Va, chasse la grisaille est le premier roman de la jeune auteur de 24 ans, Eliane Lanovaz. Sorti il y a maintenant un an aux éditions du Petit Hotel, cet écrit de cent trente pages conte une histoire particulière et pourtant répandue : celle de la dépression, de l’autisme, de la maladie mentale, et de la reconstruction après une destruction de sa personne par d’autres. On rencontre ainsi quatre personnages qui se croisent, tous un peu à l’écart de la société, chacun d’une manière différente. Comment ce roman peut-il se présenter à la fois comme une histoire commune et comme un événement particulier en lui-même ?

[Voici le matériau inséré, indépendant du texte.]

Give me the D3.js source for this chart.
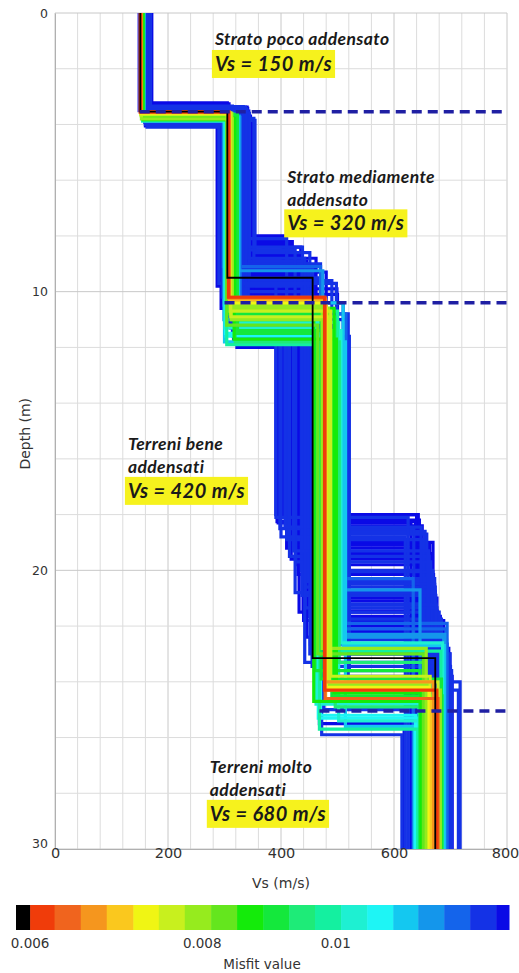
<!DOCTYPE html>
<html>
<head>
<meta charset="utf-8">
<script src="https://cdn.jsdelivr.net/npm/d3@7"></script>
<style>
  body { margin: 0; background: #fff; }
  svg { display: block; }
  text { font-family: "DejaVu Sans", sans-serif; fill: #333; }
  .note { font-family: Lato, "Open Sans", sans-serif; font-style: italic; font-weight: bold; fill: #1a1a1a; }
</style>
</head>
<body>
<svg id="chart" width="519" height="973"></svg>
<script>
var vsTicks = [0, 200, 400, 600, 800];
var depthTicks = [0, 10, 20, 30];

var misfitTicks = [0.006, 0.008, 0.01];
var misfitTickLabels = ["0.006", "0.008", "0.01"];
var misfitBreaks = [0.0060, 0.00625, 0.00653, 0.00682, 0.00713, 0.00744, 0.00777, 0.00812, 0.00848,
    0.00886, 0.00925, 0.00966, 0.01009, 0.01054, 0.01101, 0.01148, 0.01199, 0.01252, 0.01308];
var misfitColors = ["#000000", "#f03c0a", "#f0641e", "#f5961e", "#fac81e", "#f0f514", "#c8f01e",
    "#96eb1e", "#64e61e", "#14eb0a", "#14e83c", "#1eeb78", "#14f0a0", "#1ef0d2", "#1ef5f5",
    "#14c8f0", "#1496eb", "#1464eb", "#1432e6", "#0a0ae6"];
var misfitRange = [0.00586, 0.01336];

// each profile: [misfit, vs1, d1, vs2, d2, vs3, d3, vs4]  (vs in m/s, interface depths in m)
var profiles = [
    [0.0132, 171, 3.22, 305, 8.0, 404, 18.0, 640],
    [0.0131, 169, 3.26, 308, 8.2, 420, 18.2, 645],
    [0.0132, 168, 3.38, 340, 8.4, 435, 18.4, 650],
    [0.0130, 166, 3.85, 354, 8.6, 451, 18.6, 655],
    [0.0131, 165, 3.90, 352, 8.8, 462, 19.0, 669],
    [0.0129, 163, 4.10, 290, 9.7, 391, 18.1, 625],
    [0.0132, 149, 3.50, 287, 9.8, 395, 18.3, 630],
    [0.0130, 160, 4.00, 296, 10.2, 398, 18.5, 635],
    [0.0128, 162, 3.95, 303, 10.8, 400, 18.8, 620],
    [0.0131, 164, 3.42, 310, 11.3, 410, 19.2, 660],
    [0.0129, 158, 3.46, 316, 11.7, 415, 19.5, 662],
    [0.0132, 167, 3.40, 322, 12.0, 391, 18.0, 643],
    [0.0128, 169, 3.45, 335, 9.0, 470, 20.5, 672],
    [0.0131, 170, 3.75, 345, 9.3, 480, 21.0, 676],
    [0.0130, 166, 3.50, 338, 9.6, 490, 21.5, 680],
    [0.0132, 168, 3.60, 342, 9.9, 499, 22.0, 686],
    [0.0129, 165, 3.40, 332, 10.4, 510, 22.5, 693],
    [0.0131, 171, 3.80, 350, 11.0, 516, 23.0, 699],
    [0.0130, 167, 3.55, 342, 11.6, 521, 23.6, 702],
    [0.0128, 164, 3.42, 330, 10.8, 519, 24.0, 717],
    [0.0132, 162, 3.28, 300, 10.0, 440, 21.8, 688],
    [0.0131, 160, 4.05, 294, 10.6, 445, 22.4, 692],
    [0.0129, 161, 3.36, 318, 11.0, 451, 23.0, 699],
    [0.0130, 163, 3.90, 326, 11.4, 436, 20.0, 668],
    [0.0132, 159, 3.92, 294, 9.4, 428, 19.8, 666],
    [0.0128, 166, 3.65, 336, 8.5, 425, 20.8, 672],
    [0.0131, 170, 3.88, 347, 8.9, 445, 19.4, 668],
    [0.0129, 168, 3.78, 352, 9.2, 456, 21.2, 674],
    [0.0130, 164, 3.48, 340, 8.1, 410, 18.9, 652],
    [0.0132, 165, 3.70, 346, 8.3, 418, 19.6, 664],
    [0.0128, 163, 3.45, 334, 9.5, 472, 25.9, 614],
    [0.0131, 162, 3.50, 320, 10.5, 468, 25.5, 618],
    [0.0130, 161, 3.48, 328, 10.2, 476, 25.0, 625],
    [0.0129, 167, 3.60, 344, 9.7, 498, 24.3, 714],
    [0.0132, 169, 3.82, 349, 9.1, 460, 22.8, 697],
    [0.0131, 165, 3.42, 341, 8.7, 432, 21.5, 677],
    [0.0129, 162, 3.38, 337, 9.0, 448, 20.3, 672],
    [0.0130, 166, 3.36, 333, 8.4, 438, 18.7, 658],
    [0.0128, 163, 3.44, 339, 8.8, 442, 23.3, 696],
    [0.0132, 164, 3.52, 343, 9.4, 453, 22.2, 690],
    [0.0131, 161, 3.40, 336, 8.6, 430, 20.15, 670],
    [0.0129, 163, 3.46, 331, 9.2, 444, 20.6, 673],
    [0.0130, 165, 3.58, 339, 8.9, 437, 20.9, 674],
    [0.0132, 162, 3.44, 334, 9.3, 450, 21.1, 675],
    [0.0128, 164, 3.50, 337, 9.1, 443, 21.35, 676],
    [0.0131, 166, 3.62, 341, 9.5, 447, 21.65, 682],
    [0.0130, 163, 3.40, 333, 10.0, 452, 22.65, 694],
    [0.0129, 165, 3.54, 338, 9.8, 455, 23.45, 700],
    [0.0132, 167, 3.68, 344, 10.1, 500, 23.8, 703],
    [0.0131, 160, 3.90, 312, 11.2, 413, 19.1, 663],
    [0.0128, 162, 3.34, 314, 11.5, 422, 19.3, 661],
    [0.0130, 164, 3.44, 319, 11.8, 426, 19.7, 665],
    [0.0130, 163, 3.42, 335, 9.6, 446, 20.05, 669],
    [0.0129, 161, 3.46, 332, 9.0, 441, 20.4, 671],
    [0.0131, 164, 3.52, 336, 9.4, 449, 20.75, 673],
    [0.0128, 162, 3.38, 333, 9.7, 454, 21.25, 675],
    [0.0132, 166, 3.56, 340, 9.9, 439, 21.45, 676],
    [0.0130, 165, 3.48, 337, 10.3, 457, 21.75, 684],
    [0.0129, 160, 3.92, 308, 11.1, 407, 18.45, 648],
    [0.0131, 163, 3.40, 315, 11.6, 393, 18.25, 638],
    [0.0122, 157, 3.62, 298, 9.1, 470, 22.1, 692],
    [0.0117, 158, 3.70, 326, 9.25, 474, 22.4, 688],
    [0.0112, 156, 3.80, 300, 11.8, 514, 25.6, 636],
    [0.0120, 155, 3.75, 328, 11.2, 460, 20.3, 634],
    [0.0115, 157, 3.85, 324, 10.9, 463, 20.7, 646],
    [0.0110, 156, 3.66, 302, 11.5, 466, 25.3, 640],
    [0.0124, 158, 3.72, 327, 10.8, 515, 21.9, 694],
    [0.0118, 155, 3.78, 299, 11.0, 458, 22.3, 690],
    [0.0114, 156, 3.74, 325, 10.4, 510, 22.7, 689],
    [0.0108, 156, 3.68, 303, 11.6, 470, 25.2, 638],
    [0.0103, 155, 3.74, 322, 11.4, 506, 22.6, 686],
    [0.0099, 157, 3.82, 304, 11.9, 468, 25.7, 642],
    [0.0105, 154, 3.64, 321, 11.1, 502, 25.4, 684],
    [0.0097, 156, 3.70, 318, 10.7, 500, 22.9, 683],
    [0.0101, 155, 3.88, 301, 11.3, 462, 24.8, 644],
    [0.0095, 154, 3.66, 316, 10.9, 496, 24.9, 682],
    [0.0090, 155, 3.72, 320, 11.5, 460, 23.6, 646],
    [0.0087, 154, 3.78, 318, 10.6, 494, 24.4, 648],
    [0.0083, 153, 3.62, 304, 11.2, 465, 23.0, 652],
    [0.0088, 156, 3.84, 317, 11.7, 498, 24.2, 655],
    [0.0092, 153, 3.70, 305, 10.8, 471, 23.9, 684],
    [0.0085, 154, 3.76, 315, 11.0, 458, 24.7, 650],
    [0.0093, 155, 3.68, 319, 11.8, 503, 23.3, 656],
    [0.0081, 153, 3.80, 314, 10.5, 473, 22.8, 657],
    [0.0089, 154, 3.64, 323, 11.4, 490, 24.5, 685],
    [0.0079, 153, 3.60, 313, 10.6, 484, 24.1, 660],
    [0.0076, 152, 3.66, 310, 10.7, 488, 23.8, 664],
    [0.0078, 153, 3.62, 312, 11.0, 482, 24.3, 682],
    [0.0075, 152, 3.58, 311, 10.9, 486, 24.0, 678],
    [0.0073, 152, 3.60, 309, 10.4, 480, 24.2, 662],
    [0.0070, 152, 3.58, 309, 10.3, 479, 24.6, 666],
    [0.0067, 151, 3.56, 308, 10.25, 478, 24.0, 670],
    [0.0064, 151, 3.56, 308, 10.2, 478, 24.6, 678],
    [0.0061, 152, 3.55, 307, 10.2, 477, 24.3, 676],
    [0.0059, 151, 3.54, 305, 9.5, 456, 23.15, 673]
];

// interpreted layer boundaries (dashed)
var boundaryDepths = [3.54, 10.4, 25.05];
var boundaryStartVs = [150, 300, 468];

var noteTitles = [["Strato poco addensato"], ["Strato mediamente", "addensato"],
    ["Terreni bene", "addensati"], ["Terreni molto", "addensati"]];
var noteVs = ["Vs = 150 m/s", "Vs = 320 m/s", "Vs = 420 m/s", "Vs = 680 m/s"];
// anchor of each note in data units: [vs, depth of first baseline, depth of Vs baseline]
var noteAnchors = [[283, 1.15, 2.08], [411, 6.1, 7.8], [129, 15.68, 17.4], [274, 27.27, 28.99]];

var x = d3.scaleLinear().domain([0, 800]).range([55, 507]);
var y = d3.scaleLinear().domain([0, 30]).range([13, 849]);
var color = d3.scaleThreshold().domain(misfitBreaks).range(misfitColors);

var svg = d3.select("#chart");

// grid
var grid = svg.append("g");
grid.selectAll("line.gv")
    .data(d3.range(0, 801, 40))
    .enter().append("line")
    .attr("x1", d => x(d)).attr("x2", d => x(d))
    .attr("y1", y(0)).attr("y2", y(30))
    .attr("stroke", d => d % 200 == 0 ? "#c8c8c8" : "#dcdcdc")
    .attr("stroke-width", 1);
grid.selectAll("line.gh")
    .data(d3.range(0, 31, 2))
    .enter().append("line")
    .attr("x1", x(0)).attr("x2", x(800))
    .attr("y1", d => y(d)).attr("y2", d => y(d))
    .attr("stroke", d => d % 10 == 0 ? "#c8c8c8" : "#dcdcdc")
    .attr("stroke-width", 1);

svg.append("clipPath").attr("id", "plotclip")
    .append("rect")
    .attr("x", x(0)).attr("y", y(0))
    .attr("width", x(800) - x(0)).attr("height", y(30) - y(0));

var plot = svg.append("g").attr("clip-path", "url(#plotclip)");

var line = d3.line().x(p => x(p[0])).y(p => y(p[1]));

function steps(p) {
    return [[p[1], 0], [p[1], p[2]], [p[3], p[2]], [p[3], p[4]],
        [p[5], p[4]], [p[5], p[6]], [p[7], p[6]], [p[7], 30]];
}

// worst misfit first, best on top
var ordered = profiles.slice().sort((a, b) => b[0] - a[0]);

plot.selectAll("path.profile")
    .data(ordered)
    .enter().append("path")
    .attr("class", "profile")
    .attr("d", p => line(steps(p)))
    .attr("fill", "none")
    .attr("stroke", p => color(p[0]))
    .attr("stroke-width", p => p[0] < 0.006 ? 1.8 : 3.2)
    .attr("stroke-linejoin", "miter");

plot.selectAll("line.layer")
    .data(boundaryDepths)
    .enter().append("line")
    .attr("x1", (d, i) => x(boundaryStartVs[i])).attr("x2", x(800))
    .attr("y1", d => y(d)).attr("y2", d => y(d))
    .attr("stroke", "#1f1fa3")
    .attr("stroke-width", 3.5)
    .attr("stroke-dasharray", "10,6");

// axes
var yAxis = svg.append("g")
    .attr("transform", "translate(" + x(0) + ",0)")
    .call(d3.axisLeft(y).tickValues(depthTicks).tickSize(0).tickPadding(7));
yAxis.select(".domain").attr("stroke", "#b0b0b0");
yAxis.selectAll("text").style("font-size", "12.5px").attr("fill", "#333");
yAxis.selectAll(".tick").filter(d => d == 30).select("text").attr("y", -6);

var xAxis = svg.append("g")
    .attr("transform", "translate(0," + y(30) + ")")
    .call(d3.axisBottom(x).tickValues(vsTicks).tickSize(0).tickPadding(-1));
xAxis.select(".domain").attr("stroke", "#b0b0b0");
xAxis.selectAll("text").style("font-size", "14.5px").attr("fill", "#333");
xAxis.selectAll(".tick").filter(d => d == 800).select("text").attr("x", -2);

svg.append("text")
    .attr("x", (x(0) + x(800)) / 2).attr("y", 888)
    .attr("text-anchor", "middle")
    .style("font-size", "14px")
    .text("Vs (m/s)");

svg.append("text")
    .attr("transform", "translate(30," + y(15.1) + ") rotate(-90)")
    .attr("text-anchor", "middle")
    .style("font-size", "14px")
    .text("Depth (m)");

// annotations
noteTitles.forEach(function(lines, i) {
    var a = noteAnchors[i];
    var g = svg.append("g");
    var vsText = g.append("text")
        .attr("class", "note")
        .attr("x", x(a[0])).attr("y", y(a[2]))
        .style("font-size", "20px")
        .style("letter-spacing", "0.5px")
        .text(noteVs[i]);
    var w = vsText.node().getComputedTextLength();
    g.insert("rect", "text")
        .attr("x", x(a[0]) - 3).attr("y", y(a[2]) - 21)
        .attr("width", w + 6).attr("height", 28)
        .attr("fill", "#f6f21d");
    lines.forEach(function(t, j) {
        g.append("text")
            .attr("class", "note")
            .attr("x", x(a[0]))
            .attr("y", y(a[1]) + j * 23)
            .style("font-size", "17.5px")
            .style("letter-spacing", "0.4px")
            .text(t);
    });
});

// colorbar
var cb = d3.scaleLog().domain(misfitRange).range([16, 509]);
var cbEdges = [misfitRange[0]].concat(misfitBreaks, [misfitRange[1]]);
svg.append("g").selectAll("rect")
    .data(misfitColors)
    .enter().append("rect")
    .attr("x", (d, i) => cb(cbEdges[i]))
    .attr("width", (d, i) => cb(cbEdges[i + 1]) - cb(cbEdges[i]) + 0.5)
    .attr("y", 905).attr("height", 25)
    .attr("fill", d => d);

svg.append("g").selectAll("text")
    .data(misfitTicks)
    .enter().append("text")
    .attr("x", d => cb(d)).attr("y", 948)
    .attr("text-anchor", "middle")
    .style("font-size", "13.5px")
    .text((d, i) => misfitTickLabels[i]);

svg.append("text")
    .attr("x", 262).attr("y", 969)
    .attr("text-anchor", "middle")
    .style("font-size", "13.5px")
    .text("Misfit value");
</script>
</body>
</html>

Un style tenant de la tranche de vie
Les scènes se déroulent entre Lyon et la Savoie, avec un final sur les bords du lac Léman. L’action est située dans des lieux qui peuvent résonner en nous. Et, si la mimésis, l’imitation du réel, est assez forte, cela permet une meilleure immersion tout en gardant un décalage avec ce que l’on vit. Les quatre voix narratives se mélangent ainsi, dans une symphonie polyphonique, pour donner lieu à une seule même image : celle d’Isa, jeune autiste et de son parcours pour se remettre des abus subis durant sa relation avec son ex, qu’elle quitte au tout début du roman. Les mots, à la fois violents et doux, permettent une sorte de catharsis. Surtout, les personnages sont vivants, et même s’ils se ressemblent un peu dans leurs réactions et leurs expressions, il y existe une connexion qui s’établit, entre eux et le lecteur. Chaque réaction résonne comme quelque chose que nous pourrions nous-même vivre, d’autant plus que la narration est faite à la première personne, et en intra-diégétique. On plonge littéralement dans la tête de chacun des personnages, ce qui nous permet d’envisager plusieurs points de vue sur une même situation, et montre les défauts de compréhension et de communication qui rythment les relations humaines, thème central du roman.
Les maladies mentales
Un des grands thèmes du roman est celui de la maladie mentale. Dans l’une des premières scènes dans laquelle le lecteur découvre Isabelle, celle-ci sort de chez le médecin avec une ordonnance d’anti-dépresseurs, du Prozac, et un diagnostic de dépression comme elle l’appelle, comme si on lui avait diagnostiqué un rhume. C’est alors que le titre prend tout son sens : Va, chasse la grisaille, remplis moi de couleurs est en réalité l’espoir qui est placé dans la prise quotidienne d’anti-dépresseurs, une rengaine chuchotée à un comprimé chaque matin.
La maladie mentale n’est pas fantasmée, mais bien réelle. Dans toute l’horreur qu’elle apporte à la personne, et aux événements. De plus, et c’est assez rare pour le souligner, l’auteur nous ouvre une fenêtre sur le syndrome de stress post-traumatique complexe tel que perçu par le personnage principal, syndrome dû aux abus dont elle tente de se remettre. Jamais pour autant ne sombre-t-on dans le trash ou le voyeurisme : tout est toujours dit, mais jamais appuyé. Les réactions physiques sont indiquées, mais pas en détail.
Dès lors que l’on parvient à dépasser l’horreur de certains souvenirs évoqués comme de simples faits, suggérés, le style est très doux et fluide. Le lecteur a alors une vision claire et pertinente de ce qu’est une maladie mentale dans sa complexité mais aussi dans la possibilité de vivre, de s’intégrer socialement et l’absence de limite imposée par elle.
L’espoir
L’espoir est ce qui permet aux personnages de tenir. Si l’histoire a pour intérêt principal la guérison de la dépression et le fait de se remettre d’une relation abusive, par la discussion avec d’autres personnes, des amis, ce n’est pas le seul. Le lecteur découvre ainsi les joies et les peines des autres narrateurs, des anecdotes toutes aussi intéressantes, comme le vécu d’une lesbienne, son acceptation (ou pas) par ses parents, et ses difficultés pour trouver une partenaire. Chaque situation, même minime, même difficile, est d’accompagner d’un sentiment fort : l’espoir d’un après. L’espoir que finalement, tout aille bien, qu’on réussisse à s’en remettre, à passer à autre chose malgré tous les problèmes rencontrés par le passé. Et cet espoir est communicatif.